McConnell, whose top priority is to win a Senate majority this fall, has sought to downplay cultural issues in the midterm elections and instead make the contest a referendum on President Joe Biden amid voter disenchantment over inflation. His goal is to appeal to suburban swing voters, many of whom lean liberal on cultural issues and had fled the GOP during the rise of Donald Trump.

If he supports or green-lights the bill, it could nudge more GOP senators to vote for it. A Republican leadership aide said that same-sex marriage is not an issue the party is likely to pressure senators to vote one way or the other on, describing it as a personal decision based on conviction and views of the law.

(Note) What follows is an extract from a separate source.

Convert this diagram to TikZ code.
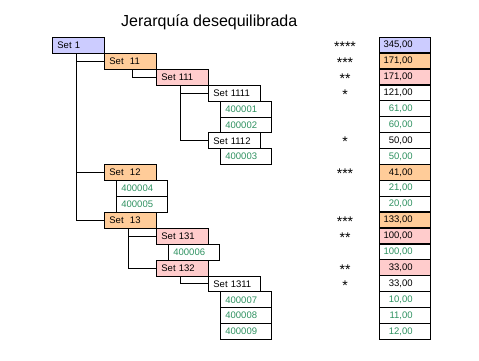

"The issue is especially uncomfortable for Mitch McConnell. The legislation protects interracial marriage — and he is married to an Asian American woman, Elaine Chao," Pitney said.

The political expert said he suspects that "GOP politicians are privately frustrated with Clarence Thomas" after his concurring "opinion gave Democrats a powerful rhetorical weapon against the GOP."

If it is enacted, the Respect for Marriage Act would repeal a law defining marriage as between a man and a woman and bolster protections for married couples of the same sex, leaving affected individuals to fight for the right in court. The bill also establishes safeguards for interracial marriage, which the Supreme Court effectively legalized in a 1967 case, Loving v. Virginia. (Thomas did not call for revisiting interracial marriage.)

It is not clear if the Supreme Court has the votes to overturn same-sex marriage. But Democrats, feeling no sympathy for the GOP’s political conundrum, said they were not willing to take the chance.

"I hope they're facing a dilemma for the fact that they are on board with getting rid of so many of our rights, thanks to this far-right Supreme Court," Sen. Mazie Hirono, an Hawaii Democrat, said. "I would really like it if we had enough for 60 votes to pass the House-passed marriage equality bill. But I don't think we're there."

"Maybe more people are beginning to connect the dots and realize that these are issues that have to do with our civil rights and our constitutional rights," she said. "And maybe there's going to be more of an impetus for the Republicans to get on board."

Senate Minority Whip John Thune, a South Dakota Republican, said he doesn't "see a reason to" pursue the marriage bill.

"I don’t think it’s an issue right now that anybody’s talking about," he told reporters. "I think this is an issue that Democrats have concocted because they like to shift the subject from inflation and gas prices and the border and other issues."